Cuando me dispongo ante el ordenador para dejar que me vengan las palabras, aparecen ante mí los rostros de Osama y su pequeño y, con ellos, esas imágenes que nos han acompañado dolorosamente en este tiempo de miles de seres humanos sumergidos en un anonimato solamente alumbrado por enormes desgracias, hasta que sus nombres y sus historias tocan nuestro corazón para despertarlo y casi no podemos creer lo que está ocurriendo. Entonces de nosotros emerge lo peor y lo mejor: la patada y el abrazo. De pronto caemos en la cuenta de que el techo, la comida, el caminar seguros por la calle, el poder dormir tranquilos, el no temer por las vidas de los que queremos… todo lo que cada día nos parece normal, y quizás ni agradecemos, se convierte para una gran mayoría en su principal anhelo.

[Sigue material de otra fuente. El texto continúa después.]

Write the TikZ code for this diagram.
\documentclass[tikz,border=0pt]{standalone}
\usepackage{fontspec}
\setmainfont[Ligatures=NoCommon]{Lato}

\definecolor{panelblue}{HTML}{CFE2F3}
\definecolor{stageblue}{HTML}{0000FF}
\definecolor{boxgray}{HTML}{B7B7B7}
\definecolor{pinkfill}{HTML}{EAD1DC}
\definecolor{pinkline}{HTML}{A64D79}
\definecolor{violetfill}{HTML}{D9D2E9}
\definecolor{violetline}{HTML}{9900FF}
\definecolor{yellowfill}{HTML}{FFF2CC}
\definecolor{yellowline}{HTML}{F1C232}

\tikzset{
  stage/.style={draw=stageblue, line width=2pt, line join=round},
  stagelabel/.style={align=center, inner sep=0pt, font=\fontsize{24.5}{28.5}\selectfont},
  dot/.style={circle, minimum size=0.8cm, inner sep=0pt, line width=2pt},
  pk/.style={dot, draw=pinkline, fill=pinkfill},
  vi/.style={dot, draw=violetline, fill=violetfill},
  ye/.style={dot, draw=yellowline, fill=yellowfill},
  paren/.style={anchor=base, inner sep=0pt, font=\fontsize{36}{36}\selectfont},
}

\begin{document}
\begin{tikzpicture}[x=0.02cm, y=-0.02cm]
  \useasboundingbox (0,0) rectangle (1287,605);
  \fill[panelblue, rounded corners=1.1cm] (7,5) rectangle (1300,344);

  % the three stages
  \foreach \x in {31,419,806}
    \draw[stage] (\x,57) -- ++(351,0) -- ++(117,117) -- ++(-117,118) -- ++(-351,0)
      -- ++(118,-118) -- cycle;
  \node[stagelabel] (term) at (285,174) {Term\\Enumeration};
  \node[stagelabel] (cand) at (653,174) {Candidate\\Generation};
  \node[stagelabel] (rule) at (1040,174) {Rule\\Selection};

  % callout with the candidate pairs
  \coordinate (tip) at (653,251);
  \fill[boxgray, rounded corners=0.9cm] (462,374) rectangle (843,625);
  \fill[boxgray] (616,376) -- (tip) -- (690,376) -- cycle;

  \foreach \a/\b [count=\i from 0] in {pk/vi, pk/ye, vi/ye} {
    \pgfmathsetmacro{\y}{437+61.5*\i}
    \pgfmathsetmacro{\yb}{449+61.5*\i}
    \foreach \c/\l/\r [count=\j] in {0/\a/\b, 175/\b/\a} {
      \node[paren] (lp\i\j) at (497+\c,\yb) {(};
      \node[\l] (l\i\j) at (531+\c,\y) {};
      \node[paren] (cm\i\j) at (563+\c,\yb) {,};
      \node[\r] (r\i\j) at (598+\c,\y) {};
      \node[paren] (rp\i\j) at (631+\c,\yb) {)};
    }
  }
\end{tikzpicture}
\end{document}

“Antes, encontraba a Dios en la naturaleza, en el silencio y en la armonía. Pero con el tiempo, he tenido la gracia de descubrir a Dios donde parece que no está. Allí donde hay miseria, violencia, pobreza…. donde hay un gran vacío. Pues cuanto más grande es el vacío, más grande es el Amor de Dios que llena ese vacío”. Quien expresa esto es una hermana italiana, Paola, que tras dos años en el Congo, trabajando en los campos de refugiados con JRS (Jesuits Refugees Service), comienza este mes una nueva experiencia en Sicilia con los migrantes, en una comunidad internacional e intercongregacional promovida por la UISG. Agradezco saber que estará allí, junto con otras hermanas de Francia y de Polonia.

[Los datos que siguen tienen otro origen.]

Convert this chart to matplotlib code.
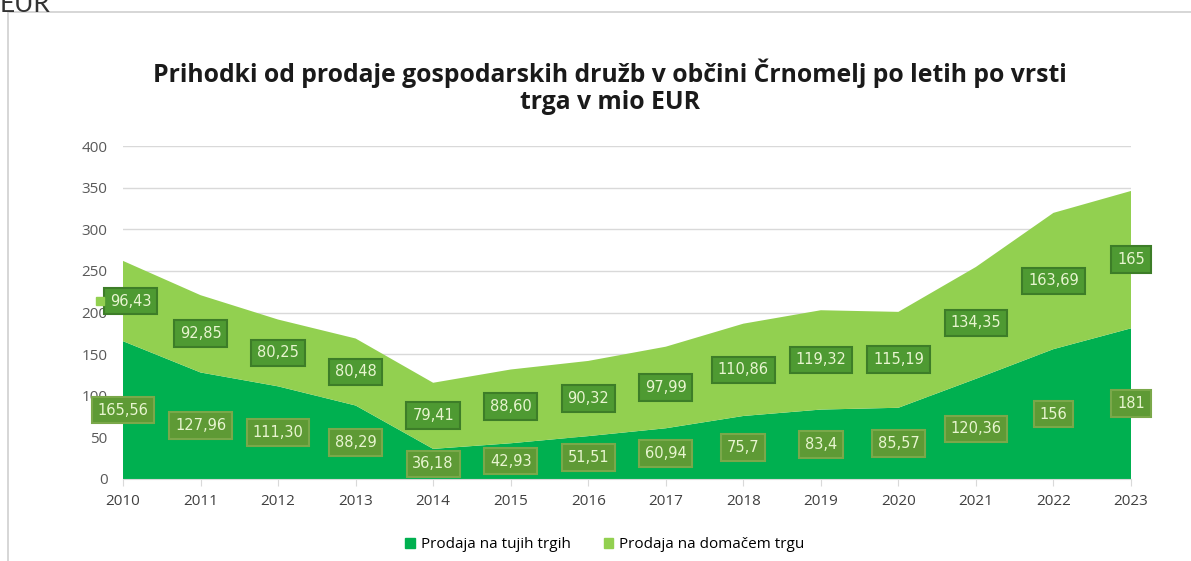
import matplotlib
matplotlib.use("Agg")
import matplotlib.pyplot as plt
import numpy as np
from matplotlib.lines import Line2D
from matplotlib.patches import Patch

years = [2010, 2011, 2012, 2013, 2014, 2015, 2016, 2017, 2018, 2019, 2020, 2021, 2022, 2023]
foreign = [165.56, 127.96, 111.30, 88.29, 36.18, 42.93, 51.51, 60.94, 75.7, 83.4, 85.57, 120.36, 156, 181]
domestic = [96.43, 92.85, 80.25, 80.48, 79.41, 88.60, 90.32, 97.99, 110.86, 119.32, 115.19, 134.35, 163.69, 165]
foreign_labels = ["165,56", "127,96", "111,30", "88,29", "36,18", "42,93", "51,51", "60,94",
                  "75,7", "83,4", "85,57", "120,36", "156", "181"]
domestic_labels = ["96,43", "92,85", "80,25", "80,48", "79,41", "88,60", "90,32", "97,99",
                   "110,86", "119,32", "115,19", "134,35", "163,69", "165"]
series_names = ["Prodaja na tujih trgih", "Prodaja na domačem trgu"]
title = "Prihodki od prodaje gospodarskih družb v občini Črnomelj po letih po vrsti\ntrga v mio EUR"

dark = "#00b050"
light = "#92d050"
FONT = "Open Sans"

fig = plt.figure(figsize=(11.91, 5.61), dpi=100)
fig.patch.set_facecolor("white")

# screenshot frame and cut-off text
fig.add_artist(Line2D([8/1191, 8/1191], [0, 1 - 12/561], color="#d0d0d0", lw=1.2))
fig.add_artist(Line2D([8/1191, 1], [1 - 12/561, 1 - 12/561], color="#d0d0d0", lw=1.2))
fig.text(0.0, 1 - 4/561, "EUR", fontsize=19, color="#333333", family="Lato", va="center", ha="left")

ax = fig.add_axes([123/1191, 1 - 479/561, (1131 - 123)/1191, (479 - 146)/561])
x = np.array(years)
f = np.array(foreign)
d = np.array(domestic)
ax.stackplot(x, f, d, colors=[dark, light], linewidth=0)

ax.set_xlim(2010, 2023)
ax.set_ylim(0, 400)
ax.set_yticks(np.arange(0, 401, 50))
ax.set_xticks(years)
ax.set_xticklabels([str(y) for y in years])
ax.grid(axis="y", color="#d9d9d9", lw=1)
ax.set_axisbelow(True)
for s in ["top", "right", "left"]:
    ax.spines[s].set_visible(False)
ax.spines["bottom"].set_color("#d9d9d9")
ax.tick_params(axis="y", length=0, pad=11, labelsize=11, labelcolor="#595959")
ax.tick_params(axis="x", length=5, color="#d9d9d9", pad=6, labelsize=11, labelcolor="#404040")
for lab in ax.get_xticklabels() + ax.get_yticklabels():
    lab.set_family(FONT)

for xi, fi, di, fl, dl in zip(x, f, d, foreign_labels, domestic_labels):
    ax.text(xi, fi / 2, fl, ha="center", va="center", fontsize=10.5, color="#e8f5d0",
            family="DejaVu Sans",
            bbox=dict(boxstyle="square,pad=0.4", fc="#5e9a35", ec="#7aa84a", lw=1.5))
    ax.text(xi + (0.1 if xi == 2010 else 0), fi + di / 2, dl, ha="center", va="center", fontsize=10.5,
            color="#e8f5d0", family="DejaVu Sans",
            bbox=dict(boxstyle="square,pad=0.4", fc="#4e9a32", ec="#3d7d28", lw=1.5))
# stray legend key in the first label
ax.plot([2010 - 0.3], [foreign[0] + domestic[0] / 2], marker="s", ms=6, color=light,
        clip_on=False, zorder=10)

fig.text(610/1191, 1 - 87/561, title, ha="center", va="center", fontsize=17.8,
         fontweight="bold", color="#1a1a1a", family=FONT, linespacing=1.1)

handles = [Patch(color=dark), Patch(color=light)]
fig.legend(handles, series_names, loc="center", bbox_to_anchor=(605/1191, 1 - 545/561), ncol=2,
           frameon=False, handlelength=0.6, handleheight=0.6, handletextpad=0.4,
           columnspacing=2.2, prop={"family": FONT, "size": 11})

fig.savefig("out.png", dpi=100, facecolor="white")
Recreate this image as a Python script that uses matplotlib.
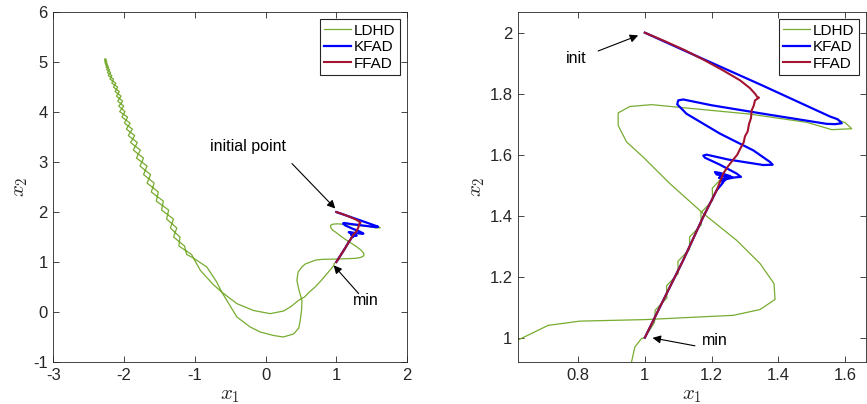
import matplotlib
matplotlib.use("Agg")
import matplotlib.pyplot as plt
import numpy as np

plt.rcParams['font.family'] = ['Liberation Sans', 'DejaVu Sans']
plt.rcParams['mathtext.fontset'] = 'cm'
plt.rcParams['axes.unicode_minus'] = False

# ---------------- data ----------------
# LDHD: wiggly double strand in the valley (y, strand A x, strand B x)
wig_y = [5.06, 5.02, 4.98, 4.94, 4.90, 4.85, 4.79, 4.73, 4.66, 4.58, 4.50, 4.41,
         4.32, 4.22, 4.12, 4.01, 3.90, 3.78, 3.66, 3.53, 3.39, 3.24, 3.08, 2.92,
         2.75, 2.58, 2.40, 2.22, 2.04, 1.86, 1.68, 1.50, 1.32, 1.15]
wig_xa = [-2.253, -2.275, -2.240, -2.260, -2.219, -2.245, -2.190, -2.223, -2.150,
          -2.173, -2.090, -2.127, -2.043, -2.090, -2.005, -2.063, -1.950, -1.995,
          -1.883, -1.940, -1.812, -1.870, -1.725, -1.775, -1.625, -1.675, -1.515,
          -1.545, -1.370, -1.398, -1.255, -1.300, -1.145, -1.115]
wig_xb = [-2.277, -2.245, -2.270, -2.230, -2.255, -2.205, -2.234, -2.173, -2.200,
          -2.117, -2.150, -2.067, -2.107, -2.020, -2.075, -1.987, -2.030, -1.915,
          -1.967, -1.850, -1.908, -1.770, -1.825, -1.675, -1.725, -1.575, -1.615,
          -1.445, -1.470, -1.302, -1.345, -1.210, -1.225, -1.045]

# LDHD: near the minimum, up along FFAD, then down the upper branch of the valley
ldhd_start_x = [1.228, 1.202, 1.203, 1.168, 1.169, 1.134, 1.134, 1.099, 1.100, 1.065,
                1.066, 1.031, 1.029, 1.000, 0.990, 0.970, 0.960, 0.900, 0.840, 0.780,
                0.700, 0.620, 0.550, 0.467, 0.360, 0.255, 0.066, -0.170, -0.405,
                -0.620, -0.690, -0.830, -1.020]
ldhd_start_y = [1.52, 1.49, 1.45, 1.41, 1.37, 1.33, 1.29, 1.25, 1.21, 1.17,
                1.13, 1.09, 1.05, 1.00, 0.997, 0.969, 0.92, 0.82, 0.72, 0.62,
                0.50, 0.40, 0.30, 0.234, 0.11, 0.02, -0.033, 0.03, 0.167,
                0.40, 0.60, 0.90, 1.08]
# LDHD: lower branch of the valley, then the big loop near the minimum
ldhd_end_x = [-1.020, -0.920, -0.740, -0.620, -0.405, -0.217, -0.075, 0.113, 0.250,
              0.396, 0.470, 0.490, 0.510, 0.514, 0.470, 0.443, 0.460, 0.514, 0.560,
              0.620, 0.710, 0.805, 1.000, 1.265, 1.345, 1.390, 1.387, 1.345, 1.275,
              1.175, 1.075, 0.995, 0.945, 0.920, 0.920, 0.955, 1.020, 1.115, 1.315,
              1.485, 1.560, 1.620, 1.600, 1.575]
ldhd_end_y = [1.08, 0.83, 0.55, 0.40, -0.10, -0.30, -0.40, -0.47, -0.50,
              -0.44, -0.32, -0.167, 0.05, 0.233, 0.45, 0.633, 0.80, 0.90, 0.96,
              0.992, 1.040, 1.054, 1.059, 1.073, 1.092, 1.125, 1.177, 1.243, 1.319,
              1.407, 1.505, 1.592, 1.642, 1.696, 1.737, 1.758, 1.764, 1.754, 1.733,
              1.706, 1.682, 1.685, 1.705, 1.715]

# KFAD
kfad_x = [1.000, 1.115, 1.350, 1.555, 1.578, 1.590, 1.570, 1.545, 1.350, 1.200,
          1.115, 1.100, 1.097, 1.125, 1.225, 1.325, 1.375, 1.383, 1.355, 1.250,
          1.185, 1.175, 1.180, 1.225, 1.275, 1.288, 1.265, 1.215, 1.210, 1.225,
          1.255, 1.262, 1.240, 1.222, 1.232, 1.245, 1.236, 1.228, 1.234, 1.215,
          1.175, 1.115, 1.055, 1.000]
kfad_y = [2.000, 1.943, 1.828, 1.725, 1.716, 1.703, 1.700, 1.701, 1.735, 1.762,
          1.781, 1.778, 1.765, 1.734, 1.669, 1.614, 1.576, 1.567, 1.566, 1.584,
          1.600, 1.597, 1.590, 1.567, 1.538, 1.527, 1.525, 1.535, 1.543, 1.540,
          1.530, 1.524, 1.519, 1.524, 1.532, 1.522, 1.512, 1.515, 1.508, 1.483,
          1.396, 1.254, 1.122, 1.000]

# FFAD
ffad_x = [1.000, 1.060, 1.115, 1.175, 1.235, 1.285, 1.315, 1.330, 1.337, 1.342,
          1.330, 1.326, 1.320, 1.318, 1.312, 1.308, 1.300, 1.296, 1.286, 1.277,
          1.262, 1.248, 1.235, 1.215, 1.175, 1.115, 1.055, 1.000]
ffad_y = [2.000, 1.972, 1.945, 1.912, 1.876, 1.844, 1.818, 1.800, 1.789, 1.787,
          1.778, 1.760, 1.745, 1.720, 1.700, 1.676, 1.660, 1.640, 1.620, 1.600,
          1.580, 1.560, 1.538, 1.483, 1.396, 1.254, 1.122, 1.000]

series_names = ['LDHD', 'KFAD', 'FFAD']

# annotations: (text, text position, arrow tail, arrow head)
left_notes = [('initial point', (-0.25, 3.32), (0.373, 2.97), (0.986, 2.07)),
              ('min', (1.42, 0.233), (1.316, 0.368), (0.962, 0.934))]
right_notes = [('init', (0.793, 1.917), (0.86, 1.94), (0.98, 1.991)),
               ('min', (1.21, 0.992), (1.15, 0.973), (1.023, 0.999))]

left_xlim, left_ylim = (-3, 2), (-1, 6)
left_xticks, left_yticks = [-3, -2, -1, 0, 1, 2], [-1, 0, 1, 2, 3, 4, 5, 6]
right_xlim, right_ylim = (0.62, 1.663), (0.92, 2.0675)
right_xticks = [0.8, 1.0, 1.2, 1.4, 1.6]
right_xticklabels = ['0.8', '1', '1.2', '1.4', '1.6']
right_yticks = [1.0, 1.2, 1.4, 1.6, 1.8, 2.0]
right_yticklabels = ['1', '1.2', '1.4', '1.6', '1.8', '2']

# ---------------- build LDHD path ----------------
ldhd_x = (ldhd_start_x + wig_xa[::-1] + wig_xb + ldhd_end_x)
ldhd_y = (ldhd_start_y + wig_y[::-1] + wig_y + ldhd_end_y)

c_green = '#77AC30'
c_blue = '#0000FF'
c_red = '#A2142F'
axcol = '#262626'

fig = plt.figure(figsize=(8.67, 4.04), dpi=100)
ax1 = fig.add_axes([0.0615, 0.104, 0.408, 0.866])
ax2 = fig.add_axes([0.5975, 0.104, 0.4015, 0.866])


def draw(ax, notes):
    ax.plot(ldhd_x, ldhd_y, color=c_green, lw=0.9, label=series_names[0],
            solid_joinstyle='round')
    ax.plot(kfad_x, kfad_y, color=c_blue, lw=1.6, label=series_names[1])
    ax.plot(ffad_x, ffad_y, color=c_red, lw=1.5, label=series_names[2])
    for txt, tpos, tail, head in notes:
        ax.text(tpos[0], tpos[1], txt, fontsize=11.5, color='k', ha='center', va='center')
        ax.annotate('', xy=head, xytext=tail,
                    arrowprops=dict(arrowstyle='-|>', color='k', lw=0.8,
                                    mutation_scale=12, shrinkA=0, shrinkB=0))
    leg = ax.legend(loc='upper right', fontsize=11, fancybox=False, framealpha=1,
                    edgecolor=axcol, borderpad=0.3, labelspacing=0.17,
                    handlelength=1.75, handletextpad=0.2, borderaxespad=0.45)
    leg.get_frame().set_linewidth(0.8)
    for s in ax.spines.values():
        s.set_color(axcol)
        s.set_linewidth(0.6)
    ax.tick_params(direction='in', top=True, right=True, length=4, width=0.6,
                   colors=axcol, labelsize=12, labelcolor=axcol, pad=4)
    ax.set_xlabel('$x_1$', fontsize=15, color=axcol, labelpad=2.5)
    ax.set_ylabel('$x_2$', fontsize=15, color=axcol, labelpad=2)


draw(ax1, left_notes)
ax1.set_xlim(*left_xlim)
ax1.set_ylim(*left_ylim)
ax1.set_xticks(left_xticks)
ax1.set_yticks(left_yticks)

draw(ax2, right_notes)
ax2.set_xlim(*right_xlim)
ax2.set_ylim(*right_ylim)
ax2.set_xticks(right_xticks)
ax2.set_xticklabels(right_xticklabels)
ax2.set_yticks(right_yticks)
ax2.set_yticklabels(right_yticklabels)

fig.savefig('out.png', dpi=100)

Muchos de nosotros tendremos la sensación de no hacer nada en lo concreto, después de lo que está ocurriendo seguiremos en nuestros lugares de misión, en nuestras rutinas cotidianas… pero algo tiene que ser transformado en nosotros, algo que nos ponga de rodillas, que abra nuestras fronteras interiores, que nos deje más agradecidos y expuestos, más doloridos, más felices cuando los vemos sonreír… El impacto de estos rostros no puede ser en vano.
Me compartía una amiga que le acompañaba la imagen de una película: “La historia de Marie Heurtin”. El modo que tiene la protagonista sordo-ciega de reconocer a los que están a su alrededor es palpándoles la cara: “así siento que hace Dios conmigo: palpa mi cara, mis contornos, mis aristas, mis huecos… para que en ese reconocerme de Dios pueda yo reconocerme a mí misma. Lo hace con delicadeza, como cuando se toca a alguien herido o asustado”. Siento que así también nos palpa Dios en nuestras cegueras para humanizarnos, a través del pequeño Aylan y de tantos pequeños y olvidados que buscan únicamente la vida. ¡Perdónanos, Señor, y ayúdanos a ayudarles!